## To do
The listing beneath should be written out in full, exactly as shown.

^^^^^^^^

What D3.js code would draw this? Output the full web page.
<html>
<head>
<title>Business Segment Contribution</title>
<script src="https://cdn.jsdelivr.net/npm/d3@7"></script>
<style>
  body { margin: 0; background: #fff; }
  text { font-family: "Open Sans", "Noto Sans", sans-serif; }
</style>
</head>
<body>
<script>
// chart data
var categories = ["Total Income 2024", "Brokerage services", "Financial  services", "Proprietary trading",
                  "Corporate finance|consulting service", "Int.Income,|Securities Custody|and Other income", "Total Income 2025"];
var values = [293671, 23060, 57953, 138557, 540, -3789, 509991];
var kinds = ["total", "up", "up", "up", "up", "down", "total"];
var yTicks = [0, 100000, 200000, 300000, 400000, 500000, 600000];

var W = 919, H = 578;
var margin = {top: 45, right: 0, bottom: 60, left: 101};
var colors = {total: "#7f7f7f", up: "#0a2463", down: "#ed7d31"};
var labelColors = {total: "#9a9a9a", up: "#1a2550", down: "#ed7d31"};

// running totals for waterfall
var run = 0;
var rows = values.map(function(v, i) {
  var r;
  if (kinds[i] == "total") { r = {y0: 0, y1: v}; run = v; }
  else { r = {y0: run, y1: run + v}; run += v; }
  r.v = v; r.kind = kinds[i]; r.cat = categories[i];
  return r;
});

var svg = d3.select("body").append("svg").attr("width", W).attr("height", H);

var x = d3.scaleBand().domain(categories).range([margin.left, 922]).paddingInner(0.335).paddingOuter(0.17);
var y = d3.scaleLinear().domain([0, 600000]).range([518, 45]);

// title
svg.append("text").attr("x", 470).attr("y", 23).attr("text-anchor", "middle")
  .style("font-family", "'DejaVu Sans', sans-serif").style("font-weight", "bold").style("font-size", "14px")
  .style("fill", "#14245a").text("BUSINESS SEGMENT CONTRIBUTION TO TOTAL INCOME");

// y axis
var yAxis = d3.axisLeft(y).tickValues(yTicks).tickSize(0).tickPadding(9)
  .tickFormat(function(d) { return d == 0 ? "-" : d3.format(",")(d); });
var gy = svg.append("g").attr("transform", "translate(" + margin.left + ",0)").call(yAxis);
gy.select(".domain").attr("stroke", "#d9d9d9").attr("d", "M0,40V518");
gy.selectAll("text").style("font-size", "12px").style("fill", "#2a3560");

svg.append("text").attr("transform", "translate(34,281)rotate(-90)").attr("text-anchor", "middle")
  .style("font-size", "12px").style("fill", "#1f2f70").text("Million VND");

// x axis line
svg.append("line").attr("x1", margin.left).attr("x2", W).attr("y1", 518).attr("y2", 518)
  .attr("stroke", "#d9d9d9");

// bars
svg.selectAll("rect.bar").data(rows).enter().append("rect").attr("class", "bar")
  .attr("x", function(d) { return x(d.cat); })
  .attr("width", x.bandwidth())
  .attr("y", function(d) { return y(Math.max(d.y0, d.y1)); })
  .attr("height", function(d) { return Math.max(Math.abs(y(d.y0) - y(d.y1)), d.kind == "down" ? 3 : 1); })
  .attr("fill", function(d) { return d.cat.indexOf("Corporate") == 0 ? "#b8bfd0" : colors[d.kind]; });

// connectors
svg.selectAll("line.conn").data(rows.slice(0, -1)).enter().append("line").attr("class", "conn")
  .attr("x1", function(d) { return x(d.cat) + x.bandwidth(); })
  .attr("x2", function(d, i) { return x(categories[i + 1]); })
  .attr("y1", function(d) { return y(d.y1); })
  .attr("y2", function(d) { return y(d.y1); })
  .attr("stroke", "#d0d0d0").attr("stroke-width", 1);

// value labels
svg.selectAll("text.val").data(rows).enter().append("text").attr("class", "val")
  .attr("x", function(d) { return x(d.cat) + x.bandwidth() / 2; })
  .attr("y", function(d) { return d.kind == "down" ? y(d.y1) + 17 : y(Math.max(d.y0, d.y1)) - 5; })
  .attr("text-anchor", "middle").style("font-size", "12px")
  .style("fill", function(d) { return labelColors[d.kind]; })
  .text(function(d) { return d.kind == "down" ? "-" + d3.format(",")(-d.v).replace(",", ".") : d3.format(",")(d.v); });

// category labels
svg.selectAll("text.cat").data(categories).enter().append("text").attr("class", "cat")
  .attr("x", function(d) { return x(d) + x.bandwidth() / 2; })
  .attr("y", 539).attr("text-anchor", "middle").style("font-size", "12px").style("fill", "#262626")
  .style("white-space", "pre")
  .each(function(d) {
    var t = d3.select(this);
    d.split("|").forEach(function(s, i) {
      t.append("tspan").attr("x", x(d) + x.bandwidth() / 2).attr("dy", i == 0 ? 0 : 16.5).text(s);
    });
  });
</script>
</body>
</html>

^^^^^^^^

## Correct result
What D3.js code would draw this? Output the full web page.
<html>
<head>
<title>Business Segment Contribution</title>
<script src="https://cdn.jsdelivr.net/npm/d3@7"></script>
<style>
  body { margin: 0; background: #fff; }
  text { font-family: "Open Sans", "Noto Sans", sans-serif; }
</style>
</head>
<body>
<script>
// chart data
var categories = ["Total Income 2024", "Brokerage services", "Financial  services", "Proprietary trading",
                  "Corporate finance|consulting service", "Int.Income,|Securities Custody|and Other income", "Total Income 2025"];
var values = [293671, 23060, 57953, 138557, 540, -3789, 509991];
var kinds = ["total", "up", "up", "up", "up", "down", "total"];
var yTicks = [0, 100000, 200000, 300000, 400000, 500000, 600000];

var W = 919, H = 578;
var margin = {top: 45, right: 0, bottom: 60, left: 101};
var colors = {total: "#7f7f7f", up: "#0a2463", down: "#ed7d31"};
var labelColors = {total: "#9a9a9a", up: "#1a2550", down: "#ed7d31"};

// running totals for waterfall
var run = 0;
var rows = values.map(function(v, i) {
  var r;
  if (kinds[i] == "total") { r = {y0: 0, y1: v}; run = v; }
  else { r = {y0: run, y1: run + v}; run += v; }
  r.v = v; r.kind = kinds[i]; r.cat = categories[i];
  return r;
});

var svg = d3.select("body").append("svg").attr("width", W).attr("height", H);

var x = d3.scaleBand().domain(categories).range([margin.left, 922]).paddingInner(0.335).paddingOuter(0.17);
var y = d3.scaleLinear().domain([0, 600000]).range([518, 45]);

// title
svg.append("text").attr("x", 470).attr("y", 23).attr("text-anchor", "middle")
  .style("font-family", "'DejaVu Sans', sans-serif").style("font-weight", "bold").style("font-size", "14px")
  .style("fill", "#14245a").text("BUSINESS SEGMENT CONTRIBUTION TO TOTAL INCOME");

// y axis
var yAxis = d3.axisLeft(y).tickValues(yTicks).tickSize(0).tickPadding(9)
  .tickFormat(function(d) { return d == 0 ? "-" : d3.format(",")(d); });
var gy = svg.append("g").attr("transform", "translate(" + margin.left + ",0)").call(yAxis);
gy.select(".domain").attr("stroke", "#d9d9d9").attr("d", "M0,40V518");
gy.selectAll("text").style("font-size", "12px").style("fill", "#2a3560");

svg.append("text").attr("transform", "translate(34,281)rotate(-90)").attr("text-anchor", "middle")
  .style("font-size", "12px").style("fill", "#1f2f70").text("Million VND");

// x axis line
svg.append("line").attr("x1", margin.left).attr("x2", W).attr("y1", 518).attr("y2", 518)
  .attr("stroke", "#d9d9d9");

// bars
svg.selectAll("rect.bar").data(rows).enter().append("rect").attr("class", "bar")
  .attr("x", function(d) { return x(d.cat); })
  .attr("width", x.bandwidth())
  .attr("y", function(d) { return y(Math.max(d.y0, d.y1)); })
  .attr("height", function(d) { return Math.max(Math.abs(y(d.y0) - y(d.y1)), d.kind == "down" ? 3 : 1); })
  .attr("fill", function(d) { return d.cat.indexOf("Corporate") == 0 ? "#b8bfd0" : colors[d.kind]; });

// connectors
svg.selectAll("line.conn").data(rows.slice(0, -1)).enter().append("line").attr("class", "conn")
  .attr("x1", function(d) { return x(d.cat) + x.bandwidth(); })
  .attr("x2", function(d, i) { return x(categories[i + 1]); })
  .attr("y1", function(d) { return y(d.y1); })
  .attr("y2", function(d) { return y(d.y1); })
  .attr("stroke", "#d0d0d0").attr("stroke-width", 1);

// value labels
svg.selectAll("text.val").data(rows).enter().append("text").attr("class", "val")
  .attr("x", function(d) { return x(d.cat) + x.bandwidth() / 2; })
  .attr("y", function(d) { return d.kind == "down" ? y(d.y1) + 17 : y(Math.max(d.y0, d.y1)) - 5; })
  .attr("text-anchor", "middle").style("font-size", "12px")
  .style("fill", function(d) { return labelColors[d.kind]; })
  .text(function(d) { return d.kind == "down" ? "-" + d3.format(",")(-d.v).replace(",", ".") : d3.format(",")(d.v); });

// category labels
svg.selectAll("text.cat").data(categories).enter().append("text").attr("class", "cat")
  .attr("x", function(d) { return x(d) + x.bandwidth() / 2; })
  .attr("y", 539).attr("text-anchor", "middle").style("font-size", "12px").style("fill", "#262626")
  .style("white-space", "pre")
  .each(function(d) {
    var t = d3.select(this);
    d.split("|").forEach(function(s, i) {
      t.append("tspan").attr("x", x(d) + x.bandwidth() / 2).attr("dy", i == 0 ? 0 : 16.5).text(s);
    });
  });
</script>
</body>
</html>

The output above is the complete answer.